# Bottom bracket for suburban



## Dr boo boo (May 28, 2007)

I finally decided to build up a suburban but I have a few questions. I am using some old parts and some new. I decided to use some old raceface cranks for awile but I need a new bottom bracket. The cranks use a square taper, any recommendations? I know the frame is 68 shell with 113 spindle length.I also will be using a 2005 Fox 130 vanilla. I know I can shorten the travel to 100mm does any one see a problem riding it at 100mm? Finally, sometimes I plan to use the bike to commute and I want to put on a quick release seat clamp but I don't know what size to use. It came with a bolt on and I emailed NS Bikes but no response so far. Any help would really be appreciated.


----------



## Tracerboy (Oct 13, 2002)

I would highly recommend upgrading to *AT LEAST* and ISIS drive crank set, square taper is absolute junk IMO, especially for the type of riding that frame is geared towards. i am running Shimano Saint cranks, which uses shimanos external bearing BB on my Suburban and i love them, you used to be able to find them for 150-175 bucks new when everyone was blowing out the saint stuff, but now you could prob find them for 150 bucks used somewhere. For isis cranks try and find some older truvativ husselfelts used somewhere, they will be cheap and reliable, but be careful of the pedal insert unthreading.


----------



## XSL_WiLL (Nov 2, 2004)

Well... measure the inside diameter of the seatclamp... or the outside diameter of the seattube.

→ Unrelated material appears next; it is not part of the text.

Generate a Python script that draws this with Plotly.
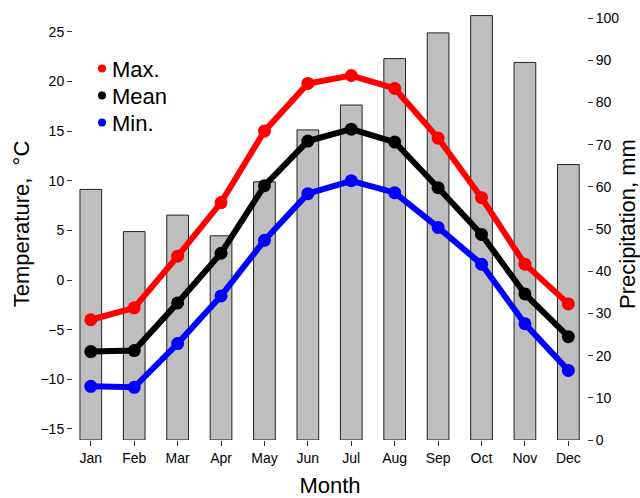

Most square taper BBs blow. Just grab whatever and use it for the time being. ISIS may have a stronger spindle but the bearings go to crap quick. Comparing a good square taper to a good ISIS, the square taper's bearings would last longer.

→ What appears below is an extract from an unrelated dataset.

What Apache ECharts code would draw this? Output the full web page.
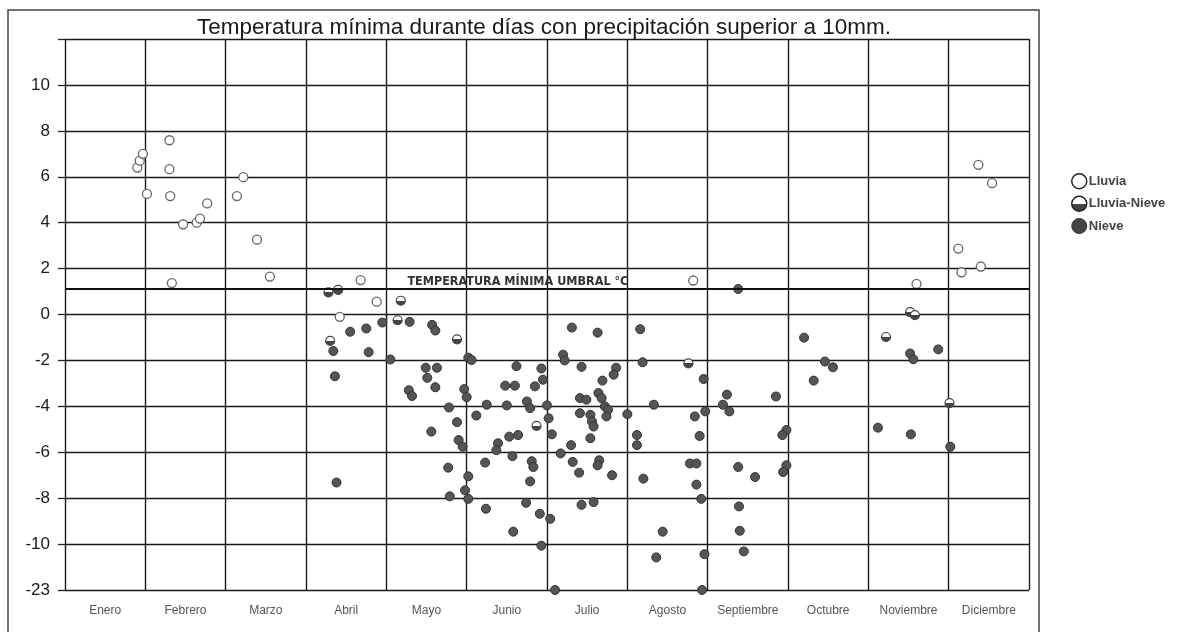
<!DOCTYPE html>
<html>
<head>
<meta charset="utf-8">
<script src="https://cdn.jsdelivr.net/npm/echarts@6/dist/echarts.min.js"></script>
<style>
html,body{margin:0;padding:0;background:#fff;}
#chart{width:1179px;height:632px;}
</style>
</head>
<body>
<div id="chart"></div>
<script>
// ---- data ----
const months = ['Enero','Febrero','Marzo','Abril','Mayo','Junio','Julio','Agosto','Septiembre','Octubre','Noviembre','Diciembre'];
const yTickLabels = {'-12':'-23','12':''};   // axis break: the bottom gridline stands for -23
const threshold = 1.1;
const thresholdLabel = 'TEMPERATURA MÍNIMA UMBRAL °C';
const titleText = 'Temperatura mínima durante días con precipitación superior a 10mm.';
// [month position (0-12), minimum temperature °C]
const lluvia = [
  [0.90,6.4],[0.93,6.7],[0.97,7.0],[1.02,5.25],[1.30,7.59],[1.30,6.33],[1.31,5.16],[1.47,3.93],
  [1.64,4.0],[1.68,4.18],[1.77,4.84],[1.33,1.37],[2.22,5.98],[2.14,5.16],[2.39,3.26],[2.55,1.65],
  [3.68,1.5],[3.88,0.56],[3.42,-0.1],[7.82,1.48],[11.37,6.52],[11.54,5.72],[11.12,2.87],
  [11.16,1.84],[11.40,2.09],[10.60,1.33]
];
const lluviaNieve = [
  [3.28,0.96],[3.40,1.07],[4.18,0.6],[4.14,-0.25],[3.30,-1.15],[4.88,-1.08],[10.22,-0.98],
  [10.52,0.1],[10.58,-0.03],[7.76,-2.13],[5.87,-4.85],[11.01,-3.86]
];
const nieve = [
  [3.55,-0.75],[3.75,-0.61],[3.95,-0.35],[4.29,-0.32],[3.34,-1.59],[3.78,-1.64],[4.05,-1.96],
  [3.36,-2.69],[3.38,-7.32],[4.57,-0.45],[4.61,-0.7],[4.49,-2.32],[4.63,-2.32],[4.51,-2.76],
  [4.61,-3.17],[4.28,-3.3],[4.32,-3.55],[4.56,-5.1],
  [5.02,-1.88],[5.06,-1.98],[5.62,-2.25],[5.93,-2.35],[5.95,-2.84],[5.48,-3.1],[5.60,-3.1],
  [5.85,-3.13],[4.97,-3.25],[5.00,-3.6],[4.78,-4.05],[4.88,-4.69],[5.25,-3.93],[5.12,-4.4],
  [5.50,-3.96],[5.75,-3.79],[5.79,-4.08],[6.0,-3.96],[6.02,-4.52],[6.06,-5.22],[5.53,-5.32],
  [5.64,-5.25],[4.90,-5.47],[4.95,-5.76],[5.39,-5.61],[5.37,-5.91],[5.57,-6.17],[5.81,-6.39],
  [5.83,-6.64],[5.23,-6.45],[4.77,-6.67],[5.02,-7.05],[5.79,-7.27],[4.98,-7.66],[5.02,-8.03],
  [4.79,-7.92],[5.74,-8.2],[5.24,-8.46],[5.91,-8.68],[6.04,-8.9],[5.58,-9.46],[5.93,-10.07],
  [6.10,-23],
  [6.31,-0.57],[6.63,-0.79],[7.16,-0.64],[6.20,-1.75],[6.22,-2.0],[6.43,-2.28],[6.86,-2.32],
  [6.83,-2.62],[6.69,-2.88],[7.19,-2.08],[7.95,-2.81],[6.41,-3.64],[6.49,-3.71],[6.64,-3.42],
  [6.68,-3.64],[6.72,-4.0],[6.76,-4.15],[6.41,-4.3],[6.54,-4.37],[6.56,-4.66],[6.58,-4.88],
  [6.74,-4.44],[7.0,-4.34],[7.33,-3.93],[7.84,-4.44],[7.97,-4.22],[6.54,-5.39],[6.30,-5.69],
  [7.12,-5.25],[7.12,-5.69],[7.90,-5.29],[6.17,-6.05],[6.32,-6.42],[6.65,-6.35],[6.63,-6.57],
  [6.40,-6.89],[6.81,-7.0],[7.20,-7.15],[7.78,-6.49],[7.86,-6.49],[7.86,-7.41],[7.92,-8.03],
  [6.43,-8.29],[6.58,-8.17],[7.44,-9.46],[7.36,-10.58],[7.96,-10.44],[7.93,-23],
  [8.38,1.11],[9.20,-1.01],[9.46,-2.05],[9.56,-2.3],[9.32,-2.88],[8.85,-3.57],[10.12,-4.93],
  [10.53,-5.22],[11.02,-5.76],[8.24,-3.49],[8.19,-3.93],[8.27,-4.22],[8.98,-5.03],[8.93,-5.25],
  [8.38,-6.64],[8.59,-7.08],[8.98,-6.57],[8.94,-6.86],[8.39,-8.36],[8.40,-9.42],[8.45,-10.32],
  [10.52,-1.7],[10.56,-1.95],[10.87,-1.52]
];

// ---- chart ----
const AXIS_MIN = -12, AXIS_MAX = 12;
const brk = arr => arr.map(p => [p[0], p[1] < AXIS_MIN ? AXIS_MIN : p[1]]);
const halfFill = new echarts.graphic.LinearGradient(0,0,0,1,[
  {offset:0,color:'#fff'},{offset:0.5,color:'#fff'},{offset:0.5,color:'#444'},{offset:1,color:'#444'}]);
const FONT = '"Liberation Sans", Arial, sans-serif';
const chart = echarts.init(document.getElementById('chart'));
chart.setOption({
  animation:false,
  backgroundColor:'#fff',
  title:{text:titleText,left:539,textAlign:'center',top:12,
    textStyle:{fontFamily:FONT,fontSize:22.5,fontWeight:'normal',color:'#1a1a1a',lineHeight:22}},
  graphic:[{type:'rect',shape:{x:8,y:10,width:1031,height:640},
    style:{fill:'none',stroke:'#444',lineWidth:1.5},silent:true}],
  legend:{orient:'vertical',left:1066,top:168,itemWidth:15,itemHeight:15,itemGap:6,
    textStyle:{fontFamily:FONT,fontSize:13,fontWeight:'bold',color:'#444',padding:[0,0,0,-3]},
    data:[
      {name:'Lluvia',icon:'circle',itemStyle:{color:'#fff',borderColor:'#222',borderWidth:1.5}},
      {name:'Lluvia-Nieve',icon:'circle',itemStyle:{color:halfFill,borderColor:'#222',borderWidth:1.5}},
      {name:'Nieve',icon:'circle',itemStyle:{color:'#444',borderColor:'#333',borderWidth:1}}
    ]},
  grid:{left:65,right:150,top:39,bottom:42},
  xAxis:[
    {type:'value',min:0,max:12,interval:1,
      axisLine:{show:false},
      axisTick:{show:true,length:5,lineStyle:{color:'#222',width:1.3}},
      axisLabel:{show:false},
      splitLine:{show:true,lineStyle:{color:'#1a1a1a',width:1.4}}},
    {type:'category',data:months,position:'bottom',boundaryGap:true,
      axisLine:{show:false},axisTick:{show:false},splitLine:{show:false},
      axisLabel:{margin:15,fontFamily:FONT,fontSize:12,color:'#555'}}
  ],
  yAxis:{type:'value',min:AXIS_MIN,max:AXIS_MAX,interval:2,
    axisLine:{show:false},
    axisTick:{show:true,length:7,lineStyle:{color:'#222',width:1.3}},
    axisLabel:{margin:15,fontFamily:FONT,fontSize:17,color:'#1a1a1a',
      formatter:v => (yTickLabels[String(v)] !== undefined ? yTickLabels[String(v)] : String(v))},
    splitLine:{show:true,lineStyle:{color:'#1a1a1a',width:1.4}}},
  series:[
    {name:'Lluvia',type:'scatter',xAxisIndex:0,data:brk(lluvia),symbol:'circle',symbolSize:9,
      itemStyle:{color:'#fff',borderColor:'#666',borderWidth:1.3,opacity:1},z:3},
    {name:'Lluvia-Nieve',type:'scatter',xAxisIndex:0,data:brk(lluviaNieve),symbol:'circle',symbolSize:9,
      itemStyle:{color:halfFill,borderColor:'#444',borderWidth:1.2,opacity:1},z:4},
    {name:'Nieve',type:'scatter',xAxisIndex:0,data:brk(nieve),symbol:'circle',symbolSize:9,
      itemStyle:{color:'#555',borderColor:'#333',borderWidth:1,opacity:1},z:4,
      markLine:{silent:true,symbol:'none',animation:false,
        lineStyle:{color:'#111',width:2.2,type:'solid'},
        label:{show:false},
        data:[{yAxis:threshold}]},
      markPoint:{silent:true,symbol:'circle',symbolSize:0,
        data:[{coord:[4.2,threshold],label:{show:true,position:'right',offset:[0,-7],
          formatter:thresholdLabel,fontFamily:'"DejaVu Sans Condensed", "DejaVu Sans", sans-serif',
          fontSize:12.5,fontWeight:'bold',color:'#333'}}]}}
  ]
});
</script>
</body>
</html>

No issues riding the Fox at 100mm.


----------



## Rb (Feb 28, 2007)

If you're absolutely 100% sure you want to keep your square-taper crankset for the long haul, I'd look into getting a Phil Wood bottom bracket... Very spendy $$, but it's the absolute best you can buy.

Assuming you're getting a pre-2008 NS (without the integrated seat clamp), I believe the collar size you want is 28.6mm. Somebody who actually owns one can double check for ya, but I'm pretty sure that's it...

Let us know how it turns out... NS makes dope bikes.


----------



## XSL_WiLL (Nov 2, 2004)

Hadley used to make a BB with a Ti spindle. That thing is BOMBPROOF. Also look for the older Shimano BB with sealed cartridge bearings.


----------



## miguel ep (Dec 16, 2007)

Dr boo boo said:


> I finally decided to build up a suburban but I have a few questions. I am using some old parts and some new. I decided to use some old raceface cranks for awile but I need a new bottom bracket. The cranks use a square taper, any recommendations? I know the frame is 68 shell with 113 spindle length.I also will be using a 2005 Fox 130 vanilla. I know I can shorten the travel to 100mm does any one see a problem riding it at 100mm? Finally, sometimes I plan to use the bike to commute and I want to put on a quick release seat clamp but I don't know what size to use. It came with a bolt on and I emailed NS Bikes but no response so far. Any help would really be appreciated.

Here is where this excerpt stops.